• [SHORT TASK]: Among the entries below, find the line with "Clone this diagram in TikZ.", then quote it and each following line up to and including the line with "(0,-5.22) coordinate (bus);", and nothing else.
— begin THE INPUT —
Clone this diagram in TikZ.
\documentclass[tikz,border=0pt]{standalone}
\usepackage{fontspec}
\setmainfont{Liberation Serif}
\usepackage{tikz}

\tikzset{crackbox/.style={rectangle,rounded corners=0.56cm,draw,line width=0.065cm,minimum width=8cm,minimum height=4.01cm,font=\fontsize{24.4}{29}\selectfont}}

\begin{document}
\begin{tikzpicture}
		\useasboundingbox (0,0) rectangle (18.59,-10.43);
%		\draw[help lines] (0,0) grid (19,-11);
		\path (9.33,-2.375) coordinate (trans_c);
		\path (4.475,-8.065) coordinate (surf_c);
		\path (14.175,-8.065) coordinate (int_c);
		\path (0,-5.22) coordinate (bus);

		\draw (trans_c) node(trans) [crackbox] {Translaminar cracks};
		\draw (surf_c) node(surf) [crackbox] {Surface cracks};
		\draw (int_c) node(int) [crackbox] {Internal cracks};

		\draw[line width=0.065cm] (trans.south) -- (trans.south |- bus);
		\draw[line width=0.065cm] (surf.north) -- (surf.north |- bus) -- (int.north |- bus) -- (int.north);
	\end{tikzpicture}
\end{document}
— end THE INPUT —
— begin THE INPUT —
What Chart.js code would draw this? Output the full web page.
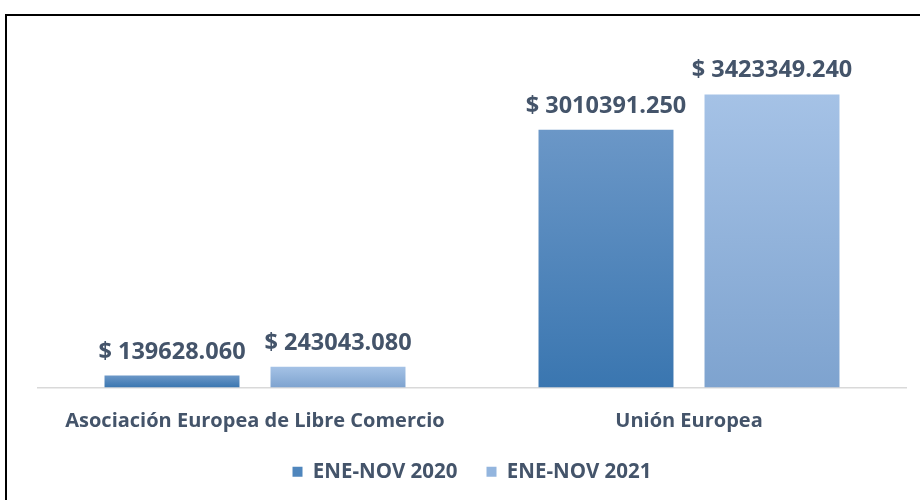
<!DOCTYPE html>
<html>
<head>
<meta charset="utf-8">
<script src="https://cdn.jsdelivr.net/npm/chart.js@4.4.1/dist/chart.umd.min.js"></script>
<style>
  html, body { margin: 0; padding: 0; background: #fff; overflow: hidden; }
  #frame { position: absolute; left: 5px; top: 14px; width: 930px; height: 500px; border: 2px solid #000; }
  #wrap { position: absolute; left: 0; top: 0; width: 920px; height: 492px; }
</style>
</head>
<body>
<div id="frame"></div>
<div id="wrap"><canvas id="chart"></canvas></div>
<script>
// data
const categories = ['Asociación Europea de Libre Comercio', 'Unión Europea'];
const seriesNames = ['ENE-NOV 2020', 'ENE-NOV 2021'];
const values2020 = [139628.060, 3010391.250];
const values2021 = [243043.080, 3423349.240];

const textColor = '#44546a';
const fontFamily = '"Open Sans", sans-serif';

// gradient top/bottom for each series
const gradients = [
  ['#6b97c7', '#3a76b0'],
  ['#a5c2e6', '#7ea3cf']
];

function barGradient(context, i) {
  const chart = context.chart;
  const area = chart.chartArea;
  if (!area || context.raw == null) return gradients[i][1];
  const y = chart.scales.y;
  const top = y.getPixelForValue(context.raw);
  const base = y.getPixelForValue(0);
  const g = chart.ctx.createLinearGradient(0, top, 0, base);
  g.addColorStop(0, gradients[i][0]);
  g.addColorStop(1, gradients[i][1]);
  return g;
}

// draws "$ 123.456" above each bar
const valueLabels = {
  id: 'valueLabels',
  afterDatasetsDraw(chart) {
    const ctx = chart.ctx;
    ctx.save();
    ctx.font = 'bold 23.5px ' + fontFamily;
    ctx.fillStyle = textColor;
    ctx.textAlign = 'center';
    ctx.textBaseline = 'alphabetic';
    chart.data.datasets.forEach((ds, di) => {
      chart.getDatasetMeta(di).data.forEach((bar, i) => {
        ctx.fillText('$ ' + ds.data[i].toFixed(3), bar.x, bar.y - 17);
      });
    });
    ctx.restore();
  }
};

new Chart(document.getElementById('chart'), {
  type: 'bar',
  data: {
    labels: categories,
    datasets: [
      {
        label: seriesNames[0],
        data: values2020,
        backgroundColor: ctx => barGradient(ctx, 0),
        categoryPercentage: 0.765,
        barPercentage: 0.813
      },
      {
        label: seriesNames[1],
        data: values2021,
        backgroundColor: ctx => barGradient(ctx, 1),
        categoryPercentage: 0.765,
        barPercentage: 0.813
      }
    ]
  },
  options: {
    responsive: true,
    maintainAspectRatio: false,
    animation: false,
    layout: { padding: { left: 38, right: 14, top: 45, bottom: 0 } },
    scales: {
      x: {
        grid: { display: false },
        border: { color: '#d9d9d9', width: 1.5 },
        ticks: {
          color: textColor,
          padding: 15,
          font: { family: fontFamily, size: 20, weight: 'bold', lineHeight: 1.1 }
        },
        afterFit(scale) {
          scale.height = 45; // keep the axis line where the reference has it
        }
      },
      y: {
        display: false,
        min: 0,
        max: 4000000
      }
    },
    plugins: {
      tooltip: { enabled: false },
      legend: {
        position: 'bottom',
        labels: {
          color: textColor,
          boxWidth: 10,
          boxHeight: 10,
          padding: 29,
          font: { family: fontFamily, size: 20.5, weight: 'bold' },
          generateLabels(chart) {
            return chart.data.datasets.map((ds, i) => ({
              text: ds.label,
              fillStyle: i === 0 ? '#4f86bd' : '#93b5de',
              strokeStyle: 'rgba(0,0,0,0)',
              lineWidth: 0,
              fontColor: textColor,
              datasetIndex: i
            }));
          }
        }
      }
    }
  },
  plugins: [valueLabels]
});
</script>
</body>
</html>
— end THE INPUT —
• [RESULT OF THIS EXERCISE]:
Clone this diagram in TikZ.
\documentclass[tikz,border=0pt]{standalone}
\usepackage{fontspec}
\setmainfont{Liberation Serif}
\usepackage{tikz}

\tikzset{crackbox/.style={rectangle,rounded corners=0.56cm,draw,line width=0.065cm,minimum width=8cm,minimum height=4.01cm,font=\fontsize{24.4}{29}\selectfont}}

\begin{document}
\begin{tikzpicture}
		\useasboundingbox (0,0) rectangle (18.59,-10.43);
%		\draw[help lines] (0,0) grid (19,-11);
		\path (9.33,-2.375) coordinate (trans_c);
		\path (4.475,-8.065) coordinate (surf_c);
		\path (14.175,-8.065) coordinate (int_c);
		\path (0,-5.22) coordinate (bus);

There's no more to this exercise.